Source material
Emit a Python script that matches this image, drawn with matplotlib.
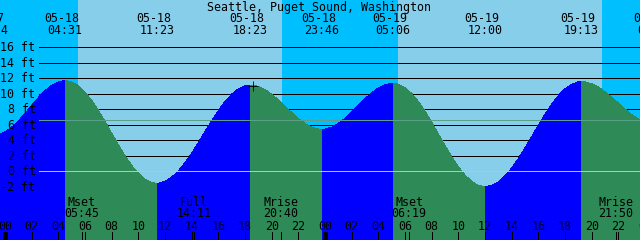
"""Grafico de mare estilo XTide: Seattle, Puget Sound."""

import numpy as np
import matplotlib
matplotlib.use("Agg")
import matplotlib.pyplot as plt

TITULO = "Seattle, Puget Sound, Washington"

# altura lida no grafico a cada meia hora, a partir de 05-18 00:00 - 0.5 h (pes)
ALTURA_INICIO_H = -0.5
ALTURA_PASSO_H = 0.5
alturas_pes = [
    4.75, 5.08, 5.68, 6.50, 7.46, 8.49, 9.50, 10.39, 11.09, 11.54, 11.70, 11.54,
    11.04, 10.23, 9.15, 7.86, 6.43, 4.92, 3.43, 2.01, 0.76, -0.27, -1.02, -1.45,
    -1.54, -1.31, -0.77, 0.05, 1.10, 2.34, 3.71, 5.12, 6.52, 7.84, 9.00, 9.95,
    10.64, 11.04, 11.12, 10.95, 10.54, 9.95, 9.22, 8.40, 7.57, 6.81, 6.17, 5.70,
    5.45, 5.45, 5.69, 6.17, 6.84, 7.64, 8.50, 9.36, 10.13, 10.75, 11.17, 11.34,
    11.24, 10.80, 10.04, 9.01, 7.75, 6.33, 4.83, 3.32, 1.88, 0.59, -0.49, -1.31,
    -1.82, -1.99, -1.83, -1.36, -0.60, 0.42, 1.64, 3.02, 4.47, 5.94, 7.36, 8.65,
    9.76, 10.64, 11.24, 11.54, 11.53, 11.30, 10.87, 10.27, 9.56, 8.79, 8.02, 7.32,
    6.74, 6.33,
]

# preamares / baixa-mares
mare_datas = ["05-17", "05-18", "05-18", "05-18", "05-18", "05-19", "05-19", "05-19", "05-20"]
mare_horas = ["22:54", "04:31", "11:23", "18:23", "23:46", "05:06", "12:00", "19:13", "00:43"]
mare_pes = [4.7, 11.7, -1.55, 11.13, 5.42, 11.35, -1.99, 11.57, 6.1]

# nascer / por do sol
sol_datas = ["05-18", "05-18", "05-19", "05-19"]
sol_horas = ["05:28", "20:47", "05:28", "20:47"]

# lua
lua_nomes = ["Mset", "Full", "Mrise", "Mset", "Mrise"]
lua_datas = ["05-18", "05-18", "05-18", "05-19", "05-19"]
lua_horas = ["05:45", "14:11", "20:40", "06:19", "21:50"]

niveis_pes = [16, 14, 12, 10, 8, 6, 4, 2, 0, -2]
nivel_medio_pes = 6.57
marca_data, marca_hora, marca_pes = "05-18", "18:37", 11.0

COR_DIA = "#87CEEB"
COR_NOITE = "#00BFFF"
COR_ENCHENTE = "#0000FF"
COR_VAZANTE = "#2E8B57"
COR_ZERO = "#8FD2EE"
COR_MEDIO = "#5C9F88"
FONTE = dict(family="DejaVu Sans Mono", fontsize=8.4, color="black")
LW = 0.5

# geometria em pixels (640x240)
PX_HORA = 40.0 / 3.0
X_MEIA_NOITE = 5.0
Y_ZERO = 171.3
PX_PE = 7.75


def _horas(data: str, hora: str) -> float:
    dia = int(data.split("-")[1])
    hh, mm = hora.split(":")
    return (dia - 18) * 24 + int(hh) + int(mm) / 60.0


def px(x: float) -> float:
    return (x - X_MEIA_NOITE) / PX_HORA


def py(y: float) -> float:
    return (Y_ZERO - y) / PX_PE


mare_t = np.array([_horas(d, h) for d, h in zip(mare_datas, mare_horas)])
sol_t = [_horas(d, h) for d, h in zip(sol_datas, sol_horas)]
lua_t = [_horas(d, h) for d, h in zip(lua_datas, lua_horas)]

grade_t = ALTURA_INICIO_H + ALTURA_PASSO_H * np.arange(len(alturas_pes))
t = np.concatenate([grade_t, mare_t])
h = np.concatenate([alturas_pes, mare_pes])
ordem = np.argsort(t, kind="stable")
t, h = t[ordem], h[ordem]

eh_alta = np.zeros(len(mare_pes), dtype=bool)
for i in range(len(mare_pes)):
    viz = mare_pes[i + 1] if i + 1 < len(mare_pes) else mare_pes[i - 1]
    eh_alta[i] = mare_pes[i] > viz
prox = np.clip(np.searchsorted(mare_t, t, side="left"), 0, len(mare_t) - 1)
ant = np.clip(np.searchsorted(mare_t, t, side="right") - 1, 0, len(mare_t) - 1)
vazante = (~eh_alta[prox]) | eh_alta[ant]
enchente = eh_alta[prox] | (~eh_alta[ant])

fig = plt.figure(figsize=(6.4, 2.4), dpi=100)
ax = fig.add_axes([0, 0, 1, 1])
ax.set_xlim(px(0), px(640))
ax.set_ylim(py(240), py(0))
ax.set_axis_off()

# fundo dia / noite
limites = [px(0)] + sol_t + [px(640)]
for i in range(len(limites) - 1):
    cor = COR_NOITE if i % 2 == 0 else COR_DIA
    ax.axvspan(limites[i], limites[i + 1], color=cor, lw=0, zorder=0)

# grade horizontal (fica atras da mare)
x_grade = px(39)
ax.hlines(niveis_pes, x_grade, px(640), color="black", lw=LW, zorder=1, antialiased=False)

base = py(240)
ax.fill_between(t, h, base, where=enchente, color=COR_ENCHENTE, lw=0, zorder=2, antialiased=False)
ax.fill_between(t, h, base, where=vazante, color=COR_VAZANTE, lw=0, zorder=2, antialiased=False)

ax.hlines(0, x_grade, px(640), color=COR_ZERO, lw=LW, zorder=3, antialiased=False)
ax.hlines(nivel_medio_pes, x_grade, px(640), color=COR_MEDIO, lw=LW, zorder=3, antialiased=False)

ax.plot([_horas(marca_data, marca_hora)], [marca_pes], marker="+", ms=7.5, mew=0.6,
        color="black", zorder=4)

# rotulos de altura
for n in niveis_pes:
    ax.text(px(35.5), n - 4.0 / PX_PE, f"{n} ft", ha="right", va="baseline", zorder=5, **FONTE)

# titulo e horarios das mares
ax.text(px(319.5), py(10.7), TITULO, ha="center", va="baseline", zorder=5, **FONTE)
for tt, d, hr in zip(mare_t, mare_datas, mare_horas):
    ax.text(tt - 3.5 / PX_HORA, py(21.7), d, ha="center", va="baseline", zorder=5, **FONTE)
    ax.text(tt, py(34.0), hr, ha="center", va="baseline", zorder=5, **FONTE)

# eventos da lua
for tt, nome, hr in zip(lua_t, lua_nomes, lua_horas):
    ax.text(tt, py(205.8), nome, ha="center", va="baseline", zorder=5, **FONTE)
    ax.text(tt, py(217.0), hr, ha="center", va="baseline", zorder=5, **FONTE)
ax.vlines(lua_t, py(240), py(232), color="black", lw=LW, zorder=5, antialiased=False)

# eixo de horas
horas_eixo = np.arange(0, 49, 2)
for hh in horas_eixo:
    ax.text(hh, py(230.0), f"{hh % 24:02d}", ha="center", va="baseline", zorder=5, **FONTE)
    lw = 2.2 if hh % 24 == 0 else LW
    ax.vlines(hh, py(240), py(232), color="black", lw=lw, zorder=5, antialiased=False)

fig.savefig("out.png", dpi=100)
plt.close(fig)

Problem requirements
Scan the data above and copy every line with "matplotlib" in it.

Task answer
Emit a Python script that matches this image, drawn with matplotlib.
import matplotlib
matplotlib.use("Agg")
import matplotlib.pyplot as plt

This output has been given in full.